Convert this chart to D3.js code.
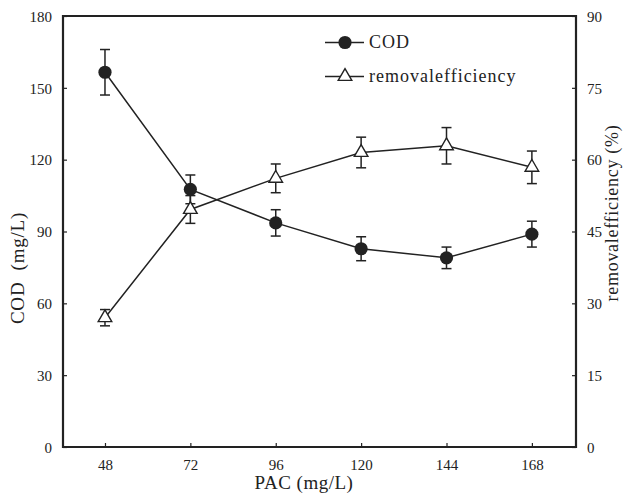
<!DOCTYPE html>
<html><head><meta charset="utf-8">
<script src="https://cdn.jsdelivr.net/npm/d3@7"></script>
<style>body{margin:0;background:#fff}svg{display:block}text{font-family:"Liberation Serif","Times New Roman",Times,serif;fill:#222}</style>
</head><body>
<svg id="c" width="628" height="493"></svg>
<script>
const pac = [48, 72, 96, 120, 144, 168];
const cod = [156.5, 107.6, 93.6, 82.8, 79.0, 88.9];
const codErr = [9.5, 6.0, 5.5, 5.0, 4.5, 5.4];
const removal = [27.0, 49.6, 56.1, 61.5, 62.9, 58.4];
const removalErr = [1.7, 2.9, 3.0, 3.2, 3.8, 3.4];
const xTicks = [48, 72, 96, 120, 144, 168];
const yLeftTicks = [0, 30, 60, 90, 120, 150, 180];
const yRightTicks = [0, 15, 30, 45, 60, 75, 90];

const svg = d3.select("#c");
const L = 63, R = 576, T = 16, B = 447;
const x = d3.scaleLinear().domain([36.2, 180.4]).range([L, R]);
const yL = d3.scaleLinear().domain([0, 180]).range([B, T]);
const yR = d3.scaleLinear().domain([0, 90]).range([B, T]);
const ink = "#222";

// axes
const ax = d3.axisBottom(x).tickValues(xTicks).tickSize(-4).tickPadding(12);
const gx = svg.append("g").attr("transform", `translate(0,${B})`).call(ax);
const al = d3.axisLeft(yL).tickValues(yLeftTicks).tickSize(-4).tickPadding(11);
const gl = svg.append("g").attr("transform", `translate(${L},0)`).call(al);
const ar = d3.axisRight(yR).tickValues(yRightTicks).tickSize(-4).tickPadding(11);
const gr = svg.append("g").attr("transform", `translate(${R},0)`).call(ar);
[gx, gl, gr].forEach(g => {
  g.attr("font-family", null);
  g.select(".domain").remove();
  g.selectAll(".tick line").attr("stroke", ink).attr("stroke-width", 1.2);
  g.selectAll(".tick text").attr("font-size", 15).attr("fill", ink);
});
gl.selectAll(".tick text").attr("dy", "0.35em");
gr.selectAll(".tick text").attr("dy", "0.35em");
// frame
svg.append("path").attr("d", `M${L},${T}H${R}V${B}H${L}Z`).attr("fill", "none").attr("stroke", ink).attr("stroke-width", 2.2);

// titles
svg.append("text").attr("x", 304).attr("y", 489).attr("text-anchor", "middle").attr("font-size", 19).attr("letter-spacing", 0.5).text("PAC (mg/L)");
svg.append("text").attr("transform", "translate(24,268) rotate(-90)").attr("text-anchor", "middle").attr("font-size", 19).attr("letter-spacing", 0.8).attr("xml:space", "preserve").style("white-space", "pre").text("COD  (mg/L)");
svg.append("text").attr("transform", "translate(618,213) rotate(-90)").attr("text-anchor", "middle").attr("font-size", 18).attr("letter-spacing", 0.7).text("removalefficiency (%)");

// lines
const lineC = d3.line().x((d, i) => x(pac[i])).y(d => yL(d));
const lineR = d3.line().x((d, i) => x(pac[i])).y(d => yR(d));
svg.append("path").attr("d", lineC(cod)).attr("fill", "none").attr("stroke", ink).attr("stroke-width", 1.5);
svg.append("path").attr("d", lineR(removal)).attr("fill", "none").attr("stroke", ink).attr("stroke-width", 1.5);

function errBars(vals, errs, y) {
  const g = svg.append("g").attr("stroke", ink).attr("stroke-width", 1.5);
  vals.forEach((v, i) => {
    const cx = x(pac[i]), y1 = y(v + errs[i]), y2 = y(v - errs[i]);
    g.append("line").attr("x1", cx).attr("x2", cx).attr("y1", y1).attr("y2", y2);
    g.append("line").attr("x1", cx - 5).attr("x2", cx + 5).attr("y1", y1).attr("y2", y1);
    g.append("line").attr("x1", cx - 5).attr("x2", cx + 5).attr("y1", y2).attr("y2", y2);
  });
}
errBars(cod, codErr, yL);
errBars(removal, removalErr, yR);

const tri = d3.symbol().type(d3.symbolTriangle).size(80);
function triangle(cx, cy) {
  svg.append("path").attr("d", tri()).attr("transform", `translate(${cx},${cy})`).attr("fill", "#fff").attr("stroke", ink).attr("stroke-width", 1.4);
}
function circle(cx, cy) {
  svg.append("circle").attr("cx", cx).attr("cy", cy).attr("r", 6.6).attr("fill", ink);
}
removal.forEach((v, i) => triangle(x(pac[i]), yR(v)));
cod.forEach((v, i) => circle(x(pac[i]), yL(v)));

// legend
const legend = [{label: "COD", mark: circle, y: 42.5}, {label: "removalefficiency", mark: triangle, y: 76.5}];
legend.forEach(l => {
  svg.append("line").attr("x1", 325).attr("x2", 364).attr("y1", l.y).attr("y2", l.y).attr("stroke", ink).attr("stroke-width", 1.5);
  l.mark(345, l.y);
  svg.append("text").attr("x", 369).attr("y", l.y).attr("dy", "0.33em").attr("font-size", 18).attr("letter-spacing", 1).text(l.label);
});
</script>
</body></html>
◆ ◆ ◆
**WORK TO COMPLETE**.
Your copy of the data above should match it exactly, except that pictures are left out.

**EXPECTED ANSWER**.
Convert this chart to D3.js code.
<!DOCTYPE html>
<html><head><meta charset="utf-8">
<script src="https://cdn.jsdelivr.net/npm/d3@7"></script>
<style>body{margin:0;background:#fff}svg{display:block}text{font-family:"Liberation Serif","Times New Roman",Times,serif;fill:#222}</style>
</head><body>
<svg id="c" width="628" height="493"></svg>
<script>
const pac = [48, 72, 96, 120, 144, 168];
const cod = [156.5, 107.6, 93.6, 82.8, 79.0, 88.9];
const codErr = [9.5, 6.0, 5.5, 5.0, 4.5, 5.4];
const removal = [27.0, 49.6, 56.1, 61.5, 62.9, 58.4];
const removalErr = [1.7, 2.9, 3.0, 3.2, 3.8, 3.4];
const xTicks = [48, 72, 96, 120, 144, 168];
const yLeftTicks = [0, 30, 60, 90, 120, 150, 180];
const yRightTicks = [0, 15, 30, 45, 60, 75, 90];

const svg = d3.select("#c");
const L = 63, R = 576, T = 16, B = 447;
const x = d3.scaleLinear().domain([36.2, 180.4]).range([L, R]);
const yL = d3.scaleLinear().domain([0, 180]).range([B, T]);
const yR = d3.scaleLinear().domain([0, 90]).range([B, T]);
const ink = "#222";

// axes
const ax = d3.axisBottom(x).tickValues(xTicks).tickSize(-4).tickPadding(12);
const gx = svg.append("g").attr("transform", `translate(0,${B})`).call(ax);
const al = d3.axisLeft(yL).tickValues(yLeftTicks).tickSize(-4).tickPadding(11);
const gl = svg.append("g").attr("transform", `translate(${L},0)`).call(al);
const ar = d3.axisRight(yR).tickValues(yRightTicks).tickSize(-4).tickPadding(11);
const gr = svg.append("g").attr("transform", `translate(${R},0)`).call(ar);
[gx, gl, gr].forEach(g => {
  g.attr("font-family", null);
  g.select(".domain").remove();
  g.selectAll(".tick line").attr("stroke", ink).attr("stroke-width", 1.2);
  g.selectAll(".tick text").attr("font-size", 15).attr("fill", ink);
});
gl.selectAll(".tick text").attr("dy", "0.35em");
gr.selectAll(".tick text").attr("dy", "0.35em");
// frame
svg.append("path").attr("d", `M${L},${T}H${R}V${B}H${L}Z`).attr("fill", "none").attr("stroke", ink).attr("stroke-width", 2.2);

// titles
svg.append("text").attr("x", 304).attr("y", 489).attr("text-anchor", "middle").attr("font-size", 19).attr("letter-spacing", 0.5).text("PAC (mg/L)");
svg.append("text").attr("transform", "translate(24,268) rotate(-90)").attr("text-anchor", "middle").attr("font-size", 19).attr("letter-spacing", 0.8).attr("xml:space", "preserve").style("white-space", "pre").text("COD  (mg/L)");
svg.append("text").attr("transform", "translate(618,213) rotate(-90)").attr("text-anchor", "middle").attr("font-size", 18).attr("letter-spacing", 0.7).text("removalefficiency (%)");

// lines
const lineC = d3.line().x((d, i) => x(pac[i])).y(d => yL(d));
const lineR = d3.line().x((d, i) => x(pac[i])).y(d => yR(d));
svg.append("path").attr("d", lineC(cod)).attr("fill", "none").attr("stroke", ink).attr("stroke-width", 1.5);
svg.append("path").attr("d", lineR(removal)).attr("fill", "none").attr("stroke", ink).attr("stroke-width", 1.5);

function errBars(vals, errs, y) {
  const g = svg.append("g").attr("stroke", ink).attr("stroke-width", 1.5);
  vals.forEach((v, i) => {
    const cx = x(pac[i]), y1 = y(v + errs[i]), y2 = y(v - errs[i]);
    g.append("line").attr("x1", cx).attr("x2", cx).attr("y1", y1).attr("y2", y2);
    g.append("line").attr("x1", cx - 5).attr("x2", cx + 5).attr("y1", y1).attr("y2", y1);
    g.append("line").attr("x1", cx - 5).attr("x2", cx + 5).attr("y1", y2).attr("y2", y2);
  });
}
errBars(cod, codErr, yL);
errBars(removal, removalErr, yR);

const tri = d3.symbol().type(d3.symbolTriangle).size(80);
function triangle(cx, cy) {
  svg.append("path").attr("d", tri()).attr("transform", `translate(${cx},${cy})`).attr("fill", "#fff").attr("stroke", ink).attr("stroke-width", 1.4);
}
function circle(cx, cy) {
  svg.append("circle").attr("cx", cx).attr("cy", cy).attr("r", 6.6).attr("fill", ink);
}
removal.forEach((v, i) => triangle(x(pac[i]), yR(v)));
cod.forEach((v, i) => circle(x(pac[i]), yL(v)));

// legend
const legend = [{label: "COD", mark: circle, y: 42.5}, {label: "removalefficiency", mark: triangle, y: 76.5}];
legend.forEach(l => {
  svg.append("line").attr("x1", 325).attr("x2", 364).attr("y1", l.y).attr("y2", l.y).attr("stroke", ink).attr("stroke-width", 1.5);
  l.mark(345, l.y);
  svg.append("text").attr("x", 369).attr("y", l.y).attr("dy", "0.33em").attr("font-size", 18).attr("letter-spacing", 1).text(l.label);
});
</script>
</body></html>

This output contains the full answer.